== DATASET RECORDS ==
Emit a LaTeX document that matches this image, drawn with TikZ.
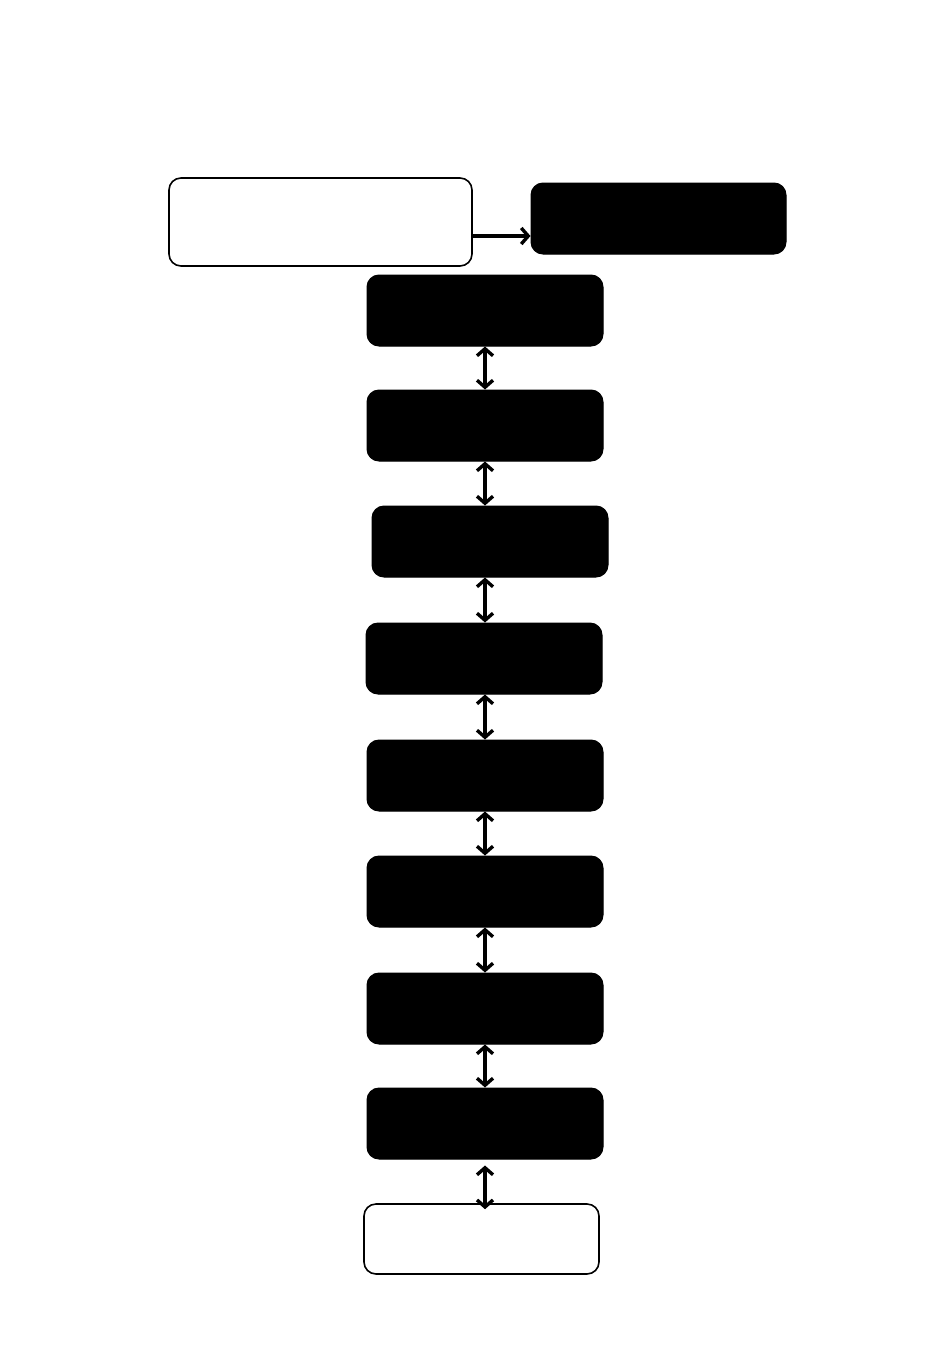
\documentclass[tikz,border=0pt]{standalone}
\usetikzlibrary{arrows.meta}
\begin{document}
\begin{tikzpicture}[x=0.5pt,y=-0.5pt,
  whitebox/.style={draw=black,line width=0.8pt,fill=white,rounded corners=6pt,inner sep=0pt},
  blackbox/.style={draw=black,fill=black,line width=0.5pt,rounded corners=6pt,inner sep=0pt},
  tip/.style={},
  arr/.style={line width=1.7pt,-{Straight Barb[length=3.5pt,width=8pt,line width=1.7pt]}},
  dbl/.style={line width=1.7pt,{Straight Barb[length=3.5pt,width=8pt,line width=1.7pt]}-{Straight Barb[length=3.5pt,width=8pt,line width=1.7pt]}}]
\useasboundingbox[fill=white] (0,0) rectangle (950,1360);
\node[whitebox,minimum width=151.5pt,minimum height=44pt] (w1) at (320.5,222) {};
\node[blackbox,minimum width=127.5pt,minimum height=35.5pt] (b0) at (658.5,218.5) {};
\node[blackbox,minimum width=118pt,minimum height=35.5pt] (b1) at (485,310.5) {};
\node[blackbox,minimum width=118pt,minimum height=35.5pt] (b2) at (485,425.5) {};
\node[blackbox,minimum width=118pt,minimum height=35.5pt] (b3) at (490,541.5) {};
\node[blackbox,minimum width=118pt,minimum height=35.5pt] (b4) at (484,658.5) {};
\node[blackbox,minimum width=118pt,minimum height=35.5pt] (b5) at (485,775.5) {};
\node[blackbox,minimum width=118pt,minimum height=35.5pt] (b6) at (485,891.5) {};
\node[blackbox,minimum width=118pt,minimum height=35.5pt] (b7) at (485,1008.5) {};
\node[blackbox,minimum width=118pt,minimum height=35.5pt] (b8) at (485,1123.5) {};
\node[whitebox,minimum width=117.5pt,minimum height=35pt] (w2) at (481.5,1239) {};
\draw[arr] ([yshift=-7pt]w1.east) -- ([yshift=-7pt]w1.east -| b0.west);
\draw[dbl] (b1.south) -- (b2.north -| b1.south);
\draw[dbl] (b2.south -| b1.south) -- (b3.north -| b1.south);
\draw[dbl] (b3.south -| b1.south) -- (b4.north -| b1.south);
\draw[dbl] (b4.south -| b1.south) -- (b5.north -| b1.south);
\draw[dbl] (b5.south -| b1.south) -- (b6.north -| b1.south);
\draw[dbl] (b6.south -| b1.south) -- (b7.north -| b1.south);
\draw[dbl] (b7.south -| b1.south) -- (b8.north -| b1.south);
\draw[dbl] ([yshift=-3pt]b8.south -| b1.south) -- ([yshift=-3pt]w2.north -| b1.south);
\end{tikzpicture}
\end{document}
===
== DATASET RECORDS ==
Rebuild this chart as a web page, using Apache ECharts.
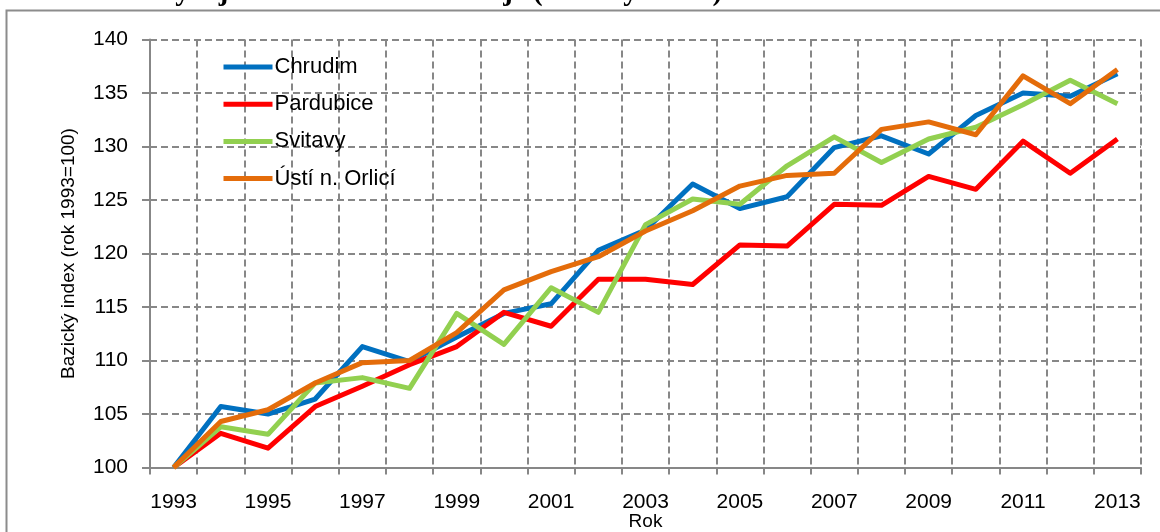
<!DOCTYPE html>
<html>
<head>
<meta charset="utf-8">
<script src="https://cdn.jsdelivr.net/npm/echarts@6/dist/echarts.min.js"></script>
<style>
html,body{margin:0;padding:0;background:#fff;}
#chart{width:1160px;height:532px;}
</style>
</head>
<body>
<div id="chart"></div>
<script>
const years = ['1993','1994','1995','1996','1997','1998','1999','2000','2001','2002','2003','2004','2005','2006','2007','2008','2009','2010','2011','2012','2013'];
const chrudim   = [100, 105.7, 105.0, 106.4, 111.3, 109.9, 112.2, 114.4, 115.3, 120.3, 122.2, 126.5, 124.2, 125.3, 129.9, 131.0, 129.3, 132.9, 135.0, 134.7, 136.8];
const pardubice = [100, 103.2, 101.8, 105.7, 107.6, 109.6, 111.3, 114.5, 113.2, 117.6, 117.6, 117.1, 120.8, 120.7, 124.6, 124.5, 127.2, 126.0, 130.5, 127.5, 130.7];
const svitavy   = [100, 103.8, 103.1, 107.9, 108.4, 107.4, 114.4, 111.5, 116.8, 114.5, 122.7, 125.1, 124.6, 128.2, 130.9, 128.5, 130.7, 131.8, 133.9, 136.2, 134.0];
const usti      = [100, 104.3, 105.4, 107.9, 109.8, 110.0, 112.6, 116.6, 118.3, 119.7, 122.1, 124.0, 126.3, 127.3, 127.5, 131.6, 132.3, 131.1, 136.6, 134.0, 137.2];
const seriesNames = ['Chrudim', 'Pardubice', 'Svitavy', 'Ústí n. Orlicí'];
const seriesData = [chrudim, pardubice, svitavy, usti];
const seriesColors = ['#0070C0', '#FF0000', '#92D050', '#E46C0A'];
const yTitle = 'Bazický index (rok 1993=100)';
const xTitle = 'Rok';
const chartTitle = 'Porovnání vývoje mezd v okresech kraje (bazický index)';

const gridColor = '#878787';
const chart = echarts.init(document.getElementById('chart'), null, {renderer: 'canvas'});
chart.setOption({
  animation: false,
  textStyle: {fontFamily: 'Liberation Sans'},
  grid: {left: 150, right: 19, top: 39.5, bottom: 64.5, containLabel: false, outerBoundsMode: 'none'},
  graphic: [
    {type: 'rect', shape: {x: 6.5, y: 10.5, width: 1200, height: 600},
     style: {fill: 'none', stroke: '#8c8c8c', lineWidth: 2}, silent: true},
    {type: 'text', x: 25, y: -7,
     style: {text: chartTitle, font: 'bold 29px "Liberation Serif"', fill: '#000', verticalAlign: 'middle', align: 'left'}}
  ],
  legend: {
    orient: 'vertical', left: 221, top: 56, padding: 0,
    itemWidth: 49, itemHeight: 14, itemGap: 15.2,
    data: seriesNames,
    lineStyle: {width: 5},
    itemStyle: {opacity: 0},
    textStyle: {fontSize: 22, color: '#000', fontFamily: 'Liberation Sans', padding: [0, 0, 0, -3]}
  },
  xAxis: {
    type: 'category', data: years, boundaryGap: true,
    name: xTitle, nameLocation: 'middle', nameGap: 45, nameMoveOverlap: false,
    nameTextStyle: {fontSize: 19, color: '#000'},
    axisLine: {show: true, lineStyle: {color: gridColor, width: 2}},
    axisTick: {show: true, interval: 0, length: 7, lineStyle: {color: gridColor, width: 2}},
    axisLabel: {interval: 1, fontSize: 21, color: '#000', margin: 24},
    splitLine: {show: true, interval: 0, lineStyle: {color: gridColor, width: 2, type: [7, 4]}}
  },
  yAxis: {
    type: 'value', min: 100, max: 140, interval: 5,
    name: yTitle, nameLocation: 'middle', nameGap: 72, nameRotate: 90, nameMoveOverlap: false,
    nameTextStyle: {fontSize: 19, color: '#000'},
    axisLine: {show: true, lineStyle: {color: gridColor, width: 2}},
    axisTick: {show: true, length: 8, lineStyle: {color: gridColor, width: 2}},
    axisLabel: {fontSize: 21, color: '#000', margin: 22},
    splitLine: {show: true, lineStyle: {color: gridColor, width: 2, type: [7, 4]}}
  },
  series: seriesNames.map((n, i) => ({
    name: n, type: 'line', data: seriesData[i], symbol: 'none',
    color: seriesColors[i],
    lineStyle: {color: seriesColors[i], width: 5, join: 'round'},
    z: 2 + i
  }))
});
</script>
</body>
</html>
===
**GIVEN EXERCISE**
Quote the data above exactly from the line with "Rebuild this chart" to the line with "const chartTitle = 'Porovnání", both ends counted, and nothing else. Pictures don't go in.

**RESPONSE TO THIS EXERCISE**
Rebuild this chart as a web page, using Apache ECharts.
<!DOCTYPE html>
<html>
<head>
<meta charset="utf-8">
<script src="https://cdn.jsdelivr.net/npm/echarts@6/dist/echarts.min.js"></script>
<style>
html,body{margin:0;padding:0;background:#fff;}
#chart{width:1160px;height:532px;}
</style>
</head>
<body>
<div id="chart"></div>
<script>
const years = ['1993','1994','1995','1996','1997','1998','1999','2000','2001','2002','2003','2004','2005','2006','2007','2008','2009','2010','2011','2012','2013'];
const chrudim   = [100, 105.7, 105.0, 106.4, 111.3, 109.9, 112.2, 114.4, 115.3, 120.3, 122.2, 126.5, 124.2, 125.3, 129.9, 131.0, 129.3, 132.9, 135.0, 134.7, 136.8];
const pardubice = [100, 103.2, 101.8, 105.7, 107.6, 109.6, 111.3, 114.5, 113.2, 117.6, 117.6, 117.1, 120.8, 120.7, 124.6, 124.5, 127.2, 126.0, 130.5, 127.5, 130.7];
const svitavy   = [100, 103.8, 103.1, 107.9, 108.4, 107.4, 114.4, 111.5, 116.8, 114.5, 122.7, 125.1, 124.6, 128.2, 130.9, 128.5, 130.7, 131.8, 133.9, 136.2, 134.0];
const usti      = [100, 104.3, 105.4, 107.9, 109.8, 110.0, 112.6, 116.6, 118.3, 119.7, 122.1, 124.0, 126.3, 127.3, 127.5, 131.6, 132.3, 131.1, 136.6, 134.0, 137.2];
const seriesNames = ['Chrudim', 'Pardubice', 'Svitavy', 'Ústí n. Orlicí'];
const seriesData = [chrudim, pardubice, svitavy, usti];
const seriesColors = ['#0070C0', '#FF0000', '#92D050', '#E46C0A'];
const yTitle = 'Bazický index (rok 1993=100)';
const xTitle = 'Rok';
const chartTitle = 'Porovnání vývoje mezd v okresech kraje (bazický index)';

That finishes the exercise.